WHAT AM I GOING TO DO!!!! I don't think I'm in this course, I really don't.

I know that's not certain, but the more I think about the interview the less happy I am. I just keep thinking of all these good things I could have said. I still can't quite remember their questions, but I know I wasn't firm enough in my belief of my own script and proposal. I think I undersold myself so much.

Bugger.

It's my own fault for making this the be-all and end-all of my future for the next year. I shouldn't be relying on it for my happiness, it's insanity. But what if I don't get on? I want to write so much, perhaps I should look at the part-time working route again at the end of the summer, once I have paid off a few more debts. But I just want to gain a professional accreditation so much, to have a formal goal to work towards seems ideal. I know I can still write even without this qualification, but I need it for my confidence.
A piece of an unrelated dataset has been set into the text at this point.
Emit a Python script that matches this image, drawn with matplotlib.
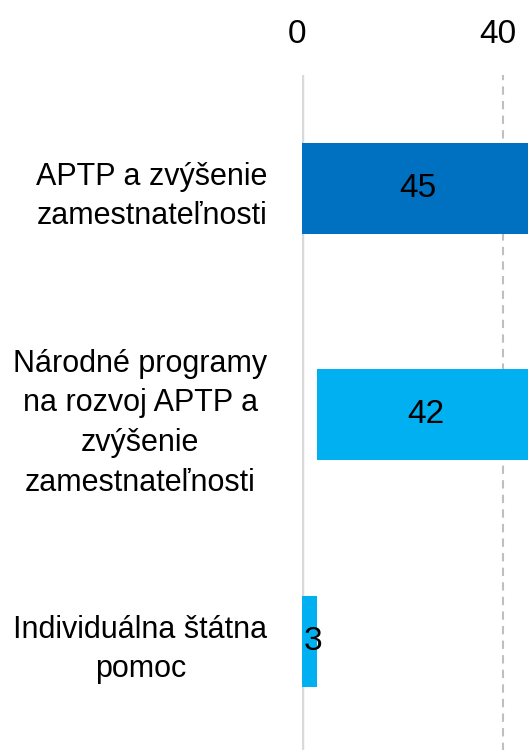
import matplotlib
matplotlib.use("Agg")
import matplotlib.pyplot as plt
import matplotlib.transforms as mtransforms

# data (waterfall: total = part 2 + part 3)
categories = ["APTP a zvýšenie\nzamestnateľnosti",
              "Národné programy\nna rozvoj APTP a\nzvýšenie\nzamestnateľnosti",
              "Individuálna štátna\npomoc"]
values = [45, 42, 3]
lefts = [0, values[2], 0]
colors = ["#0070C0", "#00B0F0", "#00B0F0"]
xticks = [0, 40]

plt.rcParams['font.family'] = ['Liberation Sans', 'DejaVu Sans']

fig = plt.figure(figsize=(5.29, 7.5), dpi=100)
ax = fig.add_axes([0.571, -0.006, 0.4275, 0.906])

ypos = list(range(len(categories)))
bars = ax.barh(ypos, values, left=lefts, height=0.4, color=colors, zorder=3)

for b, v in zip(bars, values):
    ax.text(b.get_x() + b.get_width() / 2 + 0.6, b.get_y() + b.get_height() / 2, str(v),
            ha='center', va='center', fontsize=24, color='black', zorder=4)

ax.set_xlim(0, 45)
ax.set_ylim(2.5, -0.5)
ax.set_xticks(xticks)
ax.xaxis.tick_top()
ax.tick_params(axis='x', length=0, pad=18, labelsize=24)
# labels sit a little left of their gridlines in the original
shift = mtransforms.ScaledTranslation(-5 / 100, 0, fig.dpi_scale_trans)
for lbl in ax.get_xticklabels():
    lbl.set_transform(lbl.get_transform() + shift)
ax.set_yticks(ypos)
ax.set_yticklabels(categories, fontsize=22, ha='right', multialignment='center', linespacing=1.42)
ax.tick_params(axis='y', length=0, pad=25)

ax.grid(axis='x', linestyle=(0, (4, 3)), color='#BFBFBF', linewidth=1.5, zorder=0)
ax.axvline(0, color='#D9D9D9', linewidth=2.5, zorder=2)
for s in ax.spines.values():
    s.set_visible(False)

fig.savefig("out.png", dpi=100)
Ugh. I can't stop thinking about it, it's driving me crazy. Plus my face is all red. Ugh.

Apologies for sounding so sorry for myself, I don't like it either. I'm just being an eejit.

Monday, May 01, 2006

Interview - the aftermath

*sigh*

Well, I had my interview for the Screenwriting MA a couple of hours ago, and I didn't enjoy it. I now can't even remember what we TALKED about, which is no good at all.
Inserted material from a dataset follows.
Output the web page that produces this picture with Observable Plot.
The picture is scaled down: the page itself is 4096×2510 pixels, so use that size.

I just don't think I spoke enough, I don't feel like I gave the right answers to their questions, and my head is literally swimming with things I could have talked about. The room that the interview was held in was this strange glass box thing, and it was boiling hot inside. I had some water but it ran out really quickly, and I was so hot that I started to feel really sick and flustered.

I'm so disappointed, I worked so hard on the application and I've been worrying about this for weeks now. I really don't think I did myself any justice today, and I'm not going to be able to stop thinking about it.

Why oh why did I even go for this? I'm a muppet, a proper muppet.